Bridging Reasoning to Learning: Unmasking Illusions using Complexity Out of Distribution Generalization
Mohammad Mahdi Samiei Paqaleh, Arash Marioriyad, Arman Tahmasebi-Zadeh, Mohamadreza Fereydooni, Mahdi Ghaznavai, Mahdieh Soleymani Baghshah
2025-10-13
Summary
This paper tackles the challenge of defining and measuring reasoning ability in AI, particularly in large language models. While AI is getting better at complex tasks, we lack a good way to determine if it's *actually* reasoning, or just recognizing patterns. The paper proposes a new framework called 'Complexity Out of Distribution' (Complexity OoD) generalization to address this.
What's the problem?
Currently, it's hard to tell if an AI is truly reasoning or simply memorizing and applying patterns it's seen before. Existing methods for evaluating AI, like testing how well it performs on new data, don't specifically target reasoning skills. The core issue is that we need a way to test an AI's ability to handle problems that require more complex thinking – problems that go beyond what it was directly trained on, not just different examples of the same type of problem. It's like testing if a student can apply concepts to a completely new situation, not just solve similar practice problems.
What's the solution?
The authors suggest evaluating AI by testing it on problems that require a higher level of 'complexity' than anything it saw during training. This complexity can be measured in a couple of ways: how intricate the solution needs to be (representational complexity) or how many steps of reasoning are required to solve it (computational complexity). They connect this idea to 'Kolmogorov complexity,' which is a theoretical measure of how concise a solution can be, and propose practical ways to estimate complexity, like counting objects, relationships, or reasoning steps.
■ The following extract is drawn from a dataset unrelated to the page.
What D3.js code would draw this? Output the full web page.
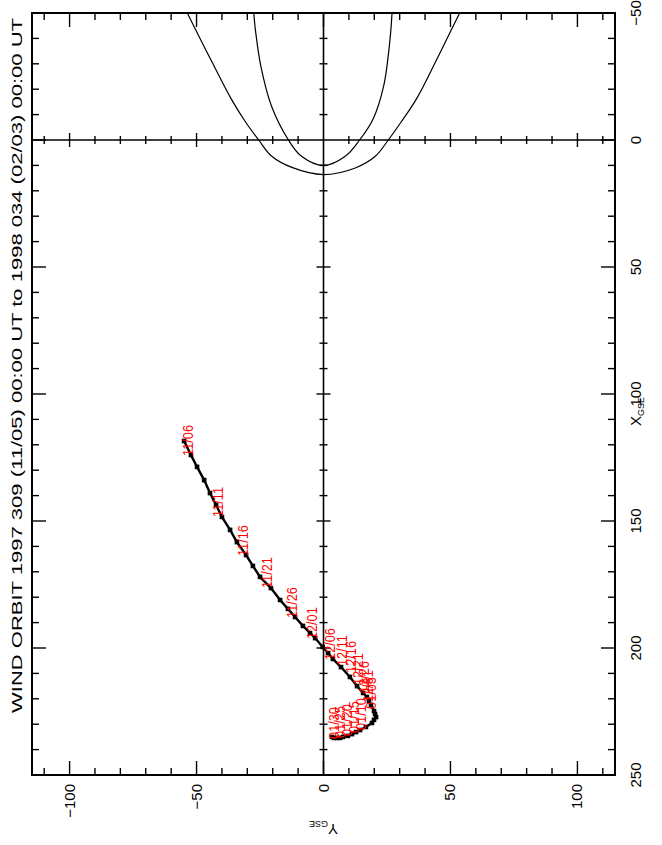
<!DOCTYPE html>
<html><head><meta charset="utf-8">
<script src="https://cdn.jsdelivr.net/npm/d3@7"></script>
<style>
html,body{margin:0;padding:0;background:#fff;}
svg{display:block;font-family:"Liberation Sans",Arial,sans-serif;}
</style></head>
<body>
<svg id="c" width="662" height="845"></svg>
<script>
// ---------- DATA ----------
const titleText = "WIND ORBIT 1997 309 (11/05) 00:00 UT to 1998 034 (02/03) 00:00 UT";
// GSE Y (horizontal) tick values and labels
const yTickVals = [-110,-100,-90,-80,-70,-60,-50,-40,-30,-20,-10,0,10,20,30,40,50,60,70,80,90,100,110];
const yLabelVals = [-100,-50,0,50,100];
// GSE X (vertical) tick values and labels
const xTickVals = [-40,-30,-20,-10,0,10,20,30,40,50,60,70,80,90,100,110,120,130,140,150,160,170,180,190,200,210,220,230,240];
const xLabelVals = [-50,0,50,100,150,200,250];

// Spacecraft trajectory: GSE X and GSE Y in Re
const trajX = [118.5,124.0,128.7,133.9,139.0,143.7,148.4,153.5,158.3,163.4,167.7,172.0,176.4,181.1,184.6,187.8,191.3,194.1,196.1,199.6,202.0,204.3,207.5,211.4,215.0,217.7,219.3,220.9,222.4,224.8,226.0,227.2,228.3,229.5,231.1,232.3,233.1,233.9,234.6,235.0,235.4,235.4,235.4,235.0];
const trajY = [-54.9,-52.2,-49.8,-47.0,-44.7,-42.3,-40.0,-36.8,-34.1,-30.5,-27.8,-25.0,-20.7,-17.1,-14.0,-11.2,-8.1,-5.3,-3.3,-0.3,1.8,3.7,6.9,10.4,13.2,15.6,17.1,17.9,18.7,19.9,20.3,20.7,19.9,19.1,16.7,14.4,12.8,11.2,9.6,7.7,6.5,5.3,4.1,3.3];

// Date labels every 5 days
const labelDates = ["11/06","11/11","11/16","11/21","11/26","12/01","12/06","12/11","12/16","12/21","12/26","12/31","01/05","01/10","01/15","01/20","01/25","01/30"];
const labelX = [124.0,148.0,163.4,176.0,187.8,196.1,204.3,206.7,209.4,214.2,217.3,220.9,223.6,231.9,233.1,234.3,235.0,235.4];
const labelY = [-52.2,-40.4,-30.5,-21.1,-11.2,-3.3,3.7,8.5,12.0,14.8,17.1,18.7,19.9,15.9,13.2,10.4,7.7,5.3];

// Bow shock (outer) and magnetopause (inner) boundaries
const bowX = [-50.3,-43.7,-30.5,-16.1,-6.8,0,6.3,10.9,13.6,11.0,6.3,0,-7.0,-16.0,-30.5,-43.7,-50.3];
const bowY = [-53.8,-50.5,-43.8,-36.3,-30.5,-25.5,-20.5,-12.2,0,12.5,20.5,25.5,30.5,36.5,44.0,50.5,53.8];
const mpX = [-50.3,-42.4,-29.2,-13.4,0,6.3,10.0,6.3,0,-8.2,-21.3,-39.7,-50.3];
const mpY = [-27.5,-26.7,-24.7,-20.5,-13.8,-8.8,0,8.7,14.2,19.5,23.7,26.2,27.0];

// ---------- DRAW ----------
const svg = d3.select("#c");
const L = 32, R = 615, T = 13, B = 775;
const sx = d3.scaleLinear().domain([-114.8, 114.8]).range([L, R]); // GSE Y -> screen x
const sy = d3.scaleLinear().domain([-50, 250]).range([T, B]);       // GSE X -> screen y

svg.append("rect").attr("width",662).attr("height",845).attr("fill","#fff");

svg.append("defs").append("clipPath").attr("id","clip")
  .append("rect").attr("x",L).attr("y",T).attr("width",R-L).attr("height",B-T);

const g = svg.append("g");
const isMajor = v => v % 50 === 0;

// central axes lines
g.append("line").attr("x1",L).attr("x2",R).attr("y1",sy(0)).attr("y2",sy(0)).attr("stroke","#000").attr("stroke-width",1.6);
g.append("line").attr("x1",sx(0)).attr("x2",sx(0)).attr("y1",T).attr("y2",B).attr("stroke","#000").attr("stroke-width",1.6);

// ticks on the horizontal (X=0) line, crossing
yTickVals.filter(v=>v!==0).forEach(v=>{
  const h = isMajor(v)?7:4;
  g.append("line").attr("x1",sx(v)).attr("x2",sx(v)).attr("y1",sy(0)-h).attr("y2",sy(0)+h).attr("stroke","#000").attr("stroke-width",1.4);
});
// ticks on the vertical (Y=0) line, crossing
xTickVals.filter(v=>v!==0).forEach(v=>{
  const h = isMajor(v)?7:4;
  g.append("line").attr("y1",sy(v)).attr("y2",sy(v)).attr("x1",sx(0)-h).attr("x2",sx(0)+h).attr("stroke","#000").attr("stroke-width",1.4);
});

// edge ticks
yTickVals.forEach(v=>{
  const h = isMajor(v)?14:7;
  g.append("line").attr("x1",sx(v)).attr("x2",sx(v)).attr("y1",T).attr("y2",T+h).attr("stroke","#000").attr("stroke-width",1.4);
  g.append("line").attr("x1",sx(v)).attr("x2",sx(v)).attr("y1",B).attr("y2",B-h).attr("stroke","#000").attr("stroke-width",1.4);
});
xTickVals.forEach(v=>{
  const h = isMajor(v)?14:7;
  g.append("line").attr("y1",sy(v)).attr("y2",sy(v)).attr("x1",L).attr("x2",L+h).attr("stroke","#000").attr("stroke-width",1.4);
  g.append("line").attr("y1",sy(v)).attr("y2",sy(v)).attr("x1",R).attr("x2",R-h).attr("stroke","#000").attr("stroke-width",1.4);
});

// box
g.append("rect").attr("x",L).attr("y",T).attr("width",R-L).attr("height",B-T)
  .attr("fill","none").attr("stroke","#000").attr("stroke-width",2);

// boundaries
const bline = d3.line().x(d=>sx(d[1])).y(d=>sy(d[0])).curve(d3.curveCatmullRom);
const clipG = svg.append("g").attr("clip-path","url(#clip)");
clipG.append("path").attr("d", bline(bowX.map((x,i)=>[x,bowY[i]]))).attr("fill","none").attr("stroke","#000").attr("stroke-width",1.2);
clipG.append("path").attr("d", bline(mpX.map((x,i)=>[x,mpY[i]]))).attr("fill","none").attr("stroke","#000").attr("stroke-width",1.2);

// trajectory
const traj = trajX.map((x,i)=>[x,trajY[i]]);
const tline = d3.line().x(d=>sx(d[1])).y(d=>sy(d[0]));
clipG.append("path").attr("d", tline(traj)).attr("fill","none").attr("stroke","#000").attr("stroke-width",2.4);
clipG.selectAll("rect.m").data(traj).enter().append("rect").attr("class","m")
  .attr("x",d=>sx(d[1])-2.3).attr("y",d=>sy(d[0])-2.3).attr("width",4.6).attr("height",4.6).attr("fill","#000");

// date labels
svg.selectAll("text.dl").data(labelDates).enter().append("text").attr("class","dl")
  .attr("transform",(d,i)=>`translate(${sx(labelY[i])+2},${sy(labelX[i])+1}) rotate(-90) scale(0.85,1)`)
  .attr("font-size",15).attr("fill","#ff0000").text(d=>d);

// bottom labels (GSE Y)
svg.selectAll("text.yl").data(yLabelVals).enter().append("text").attr("class","yl")
  .attr("transform",d=>`translate(${sx(d)+5},${B+9}) rotate(-90)`)
  .attr("text-anchor","end").attr("font-size",15).text(d=>d<0?"\u2212"+Math.abs(d):d);

// right labels (GSE X)
svg.selectAll("text.xl").data(xLabelVals).enter().append("text").attr("class","xl")
  .attr("transform",d=>`translate(${R+26},${sy(d)}) rotate(-90)`)
  .attr("text-anchor","middle").attr("font-size",15).text(d=>d<0?"\u2212"+Math.abs(d):d);

// axis titles
const xt = svg.append("text").attr("transform",`translate(${R+26},426) rotate(-90)`).attr("font-size",15);
xt.append("tspan").text("X");
xt.append("tspan").attr("font-size",9).attr("dy",3).text("GSE");
const yt = svg.append("text").attr("transform",`translate(338,824) rotate(180)`).attr("font-size",15);
yt.append("tspan").text("Y");
yt.append("tspan").attr("font-size",9).attr("dy",3).text("GSE");

// title
svg.append("text").attr("transform","translate(22,713) rotate(-90)")
  .attr("font-size",15).attr("textLength",695).attr("lengthAdjust","spacingAndGlyphs").text(titleText);
</script>
</body></html>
Essentially, they want to see if an AI can handle problems that demand more 'brainpower' than it's used to.
Why it matters?
This work is important because it provides a new way to push AI development beyond simply scaling up models and datasets. If we want AI to truly reason, we need to specifically test and train for that ability. The paper suggests changes to how we design benchmarks, how we train AI (focusing on the *process* of solving problems, not just the answer), and even how we build the AI's underlying architecture to better handle complex reasoning tasks. It highlights that simply giving an AI more data won't automatically make it a better reasoner; we need to focus on building systems that can actively manage and allocate their 'thinking' resources.
Abstract
Recent progress has pushed AI frontiers from pattern recognition tasks toward problems that require step by step, System2 style reasoning, especially with large language models. Yet, unlike learning, where generalization and out of distribution (OoD) evaluation concepts are well formalized, there is no clear, consistent definition or metric for reasoning ability. We propose Complexity Out of Distribution (Complexity OoD) generalization as a framework and problem setting to define and measure reasoning. A model exhibits Complexity OoD generalization when it maintains performance on test instances whose minimal required solution complexity, either representational (richer solution structure) or computational (more reasoning steps/program length), exceeds that of all training examples. We formalize complexity via solution description Kolmogorov complexity and operational proxies (e.g., object/relation counts; reasoning step counts), clarifying how Complexity OoD differs from length and compositional OoD. This lens unifies learning and reasoning: many cases solvable with System1 like processing at low complexity become System2 like under complexity pressure, while System2 can be viewed as generalization over solution structures. We translate this perspective into practice with recommendations for operationalizing Complexity OoD across the stack: incorporating complexity into benchmark and evaluation metric design, rethinking supervision to target solution traces, seeking and designing inductive biases for Complexity OoD generalization, addressing learning to reason spillovers such as spurious shortcuts, semantic robustness, catastrophic forgetting, and step wise calibration. Because Complexity OoD cannot be solved by scaling data alone, progress toward robust reasoning will require architectures and training regimes that explicitly model and allocate computation with respect to complexity.